Por Alejandro César Suárez | @alecesarsuarez
Con el ascenso de Milani, se cayó el relato. O mejor dicho, lo poco que quedaba de él. Si algo faltaba para confirmar que la bandera de los derechos humanos, ostentada durante una década con pretensiones de gesta revisionista por el kirchnerismo, sólo fue un conveniente recurso para captar votos, era esta verdadera consagración de la obediencia debida versión progre.
Ver a Hebe de Bonafini apoyando a Milani no debería sorprender a nadie. Hace tiempo que esta mujer, autoerigida en fiscal de la República, abandonó su lucha para formar parte de la claque del oficialismo.
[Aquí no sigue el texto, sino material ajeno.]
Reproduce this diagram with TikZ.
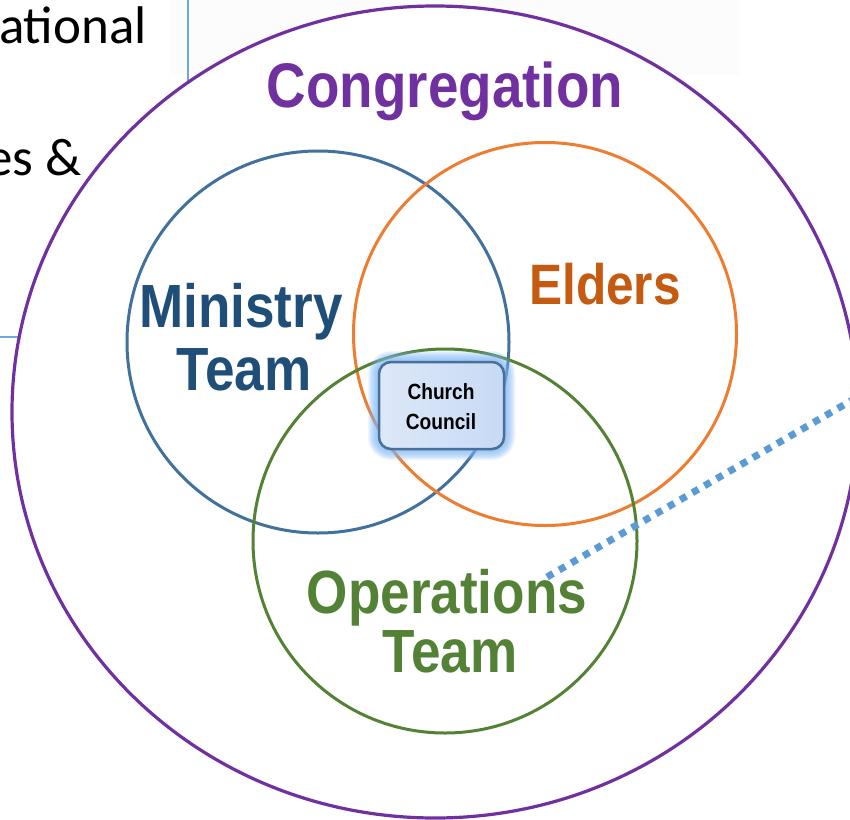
\documentclass[tikz,border=0pt]{standalone}
\usepackage{fontspec}
\newfontfamily\narb[FakeStretch=0.87]{Liberation Sans Bold}
\newfontfamily\calib{Carlito}
\definecolor{cpurple}{HTML}{7030A0}
\definecolor{cblue}{HTML}{41719C}
\definecolor{corange}{HTML}{ED7D31}
\definecolor{cgreen}{HTML}{548235}
\definecolor{tblue}{HTML}{1F4E79}
\definecolor{torange}{HTML}{C55A11}
\definecolor{tgreen}{HTML}{538135}
\definecolor{dotblue}{HTML}{5B9BD5}
\definecolor{boxline}{HTML}{6FA8DC}
\definecolor{glowblue}{HTML}{7DB8F7}
\definecolor{ccl}{HTML}{DDE8F8}
\definecolor{ccr}{HTML}{C7DAF4}
\definecolor{ccb}{HTML}{4A6F98}
\tikzset{
  ring/.style={circle, draw, line width=3pt, minimum size=#1, inner sep=0pt},
  biglab/.style={font=\narb\fontsize{61}{61}\selectfont, anchor=base, inner sep=0pt},
  smalllab/.style={font=\narb\fontsize{22}{22}\selectfont, anchor=base, inner sep=0pt},
  sidetext/.style={font=\calib\fontsize{53}{53}\selectfont, anchor=base east, inner sep=0pt},
}
\begin{document}
\begin{tikzpicture}[x=1pt,y=-1pt]
\useasboundingbox (0,0) rectangle (850,819);
\clip (0,0) rectangle (850,819);
% faint background shape at the top
\fill[gray!2] (170,-5) rectangle (740,75);
% text box (cut off at the left)
\draw[boxline, line width=2pt] (188,-5) -- (188,140);
\draw[boxline, line width=2pt] (-5,337) -- (60,337);
\node[sidetext] (t1) at (147,43) {ational};
\node[sidetext] (t2) at (82,175) {es \&};
% congregation
\fill[white] (435,412) ellipse [x radius=423, y radius=406];
\draw[cpurple, line width=3.2pt] (435,412) ellipse [x radius=423, y radius=406];
\node[biglab, text=cpurple, font=\narb\fontsize{63}{63}\selectfont] (cong) at (445,107) {Congregation};
% three circles
\node[ring=382, draw=cblue] (min) at (318,342) {};
\node[ring=383, draw=corange] (eld) at (545,334) {};
\node[ring=384, draw=cgreen] (ops) at (445,541) {};
% labels
\node[biglab, text=tblue] (minA) at (241,327) {Ministry};
\node[biglab, text=tblue] (minB) at (244,390) {Team};
\node[biglab, text=torange, font=\narb\fontsize{57}{57}\selectfont] (eldA) at (605,304) {Elders};
\node[biglab, text=tgreen] (opsA) at (447,613) {Operations};
\node[biglab, text=tgreen] (opsB) at (450,672) {Team};
% dotted connector
\coordinate (dotend) at (880,384);
\coordinate (dotstart) at (547,577);
\draw[dotblue, line width=7pt, dash pattern=on 7pt off 7pt] (dotstart) -- (dotend);
% church council glow
\foreach \g in {1,...,11}{
  \fill[glowblue, opacity=0.12, rounded corners={12pt+\g pt}]
    ({379-\g},{362-\g}) rectangle ({504+\g},{449+\g});
}
\node[draw=ccb, line width=2.5pt, rounded corners=12pt, left color=ccl, right color=ccr,
      minimum width=125pt, minimum height=87pt, inner sep=0pt] (cc) at (441.5,405.5) {};
\node[smalllab] (ccA) at (441,399) {Church};
\node[smalllab] (ccB) at (441,429) {Council};
\end{tikzpicture}
\end{document}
Una alineación que no surge de convicciones ideológicas, sino de conveniencias económicas, como está a la vista a través del doble salvataje recibido de parte del Gobierno, que diluyó el vergonzoso delito de los Shocklender y los «Sueños Compartidos» y la estatización de ese otro gran desfalco y ámbito de intolerancia y discurso único llamado «Universidad de las Madres».
Mientras las Madres de Plaza de Mayo de La Rioja, y hasta el Centro de Estudios Legales y Sociales (CELS) de Horacio Verbistky denuncian a Milani, Bonafini eligió tirarse de cabeza hacia la billetera millonaria de Cristina.
Tampoco nos engañemos: Bonafini nunca fue la Madre Teresa de Calcuta, sino un cuadro político que reivindicó a los guerrilleros asesinos de la década del 70, al igual que a sus pares internacionales de la ETA y de Al Qaeda, llegando a brindar por la caída de las Torres Gemelas, y una mujer que insultó impunemente a los miembros de la Corte Suprema de Justicia y hasta amenazó con acciones que ciertamente podían desestabilizar la institucionalidad de la República, como las ideologías que pretendían instalar en nuestro país muchos de los que ella considera héroes, pero nada tenían de democráticos.
Y detrás de la máscara de los derechos humanos, también se cayó la de la «democratización de la Justicia», que el Gobierno pretendía llevar a cabo. La destitución del fiscal Campagnoli, el hombre que investigaba a Lázaro Báez, el gran socio comercial de los Kirchner, que les alquila en millones de dólares habitaciones de hoteles que nadie utiliza, demuestra qué es lo que esta gente pretende de la Justicia: que les garantice impunidad para seguir enriqueciéndose vorazmente, mientras en público se levantan las banderas progresistas y se condena a los «capitalistas».
En este caso, la tomada de pelo al sentido común no tuvo límites: fue el propio Secretario General de la Presidencia de la Nación, Oscar Parrilli, el que reconoció la veracidad de la relación comercial entre los Kirchner y uno de los mayores adjudicatarios de obra pública del país, diciendo que era «un negocio entre privados», como si eso fuera legal.
Se cayó el manto de la épica, y dejó al desnudo la realidad de codicia, conveniencias y mentiras interesadas.
Un día tenía que pasar. El relato se murió para siempre.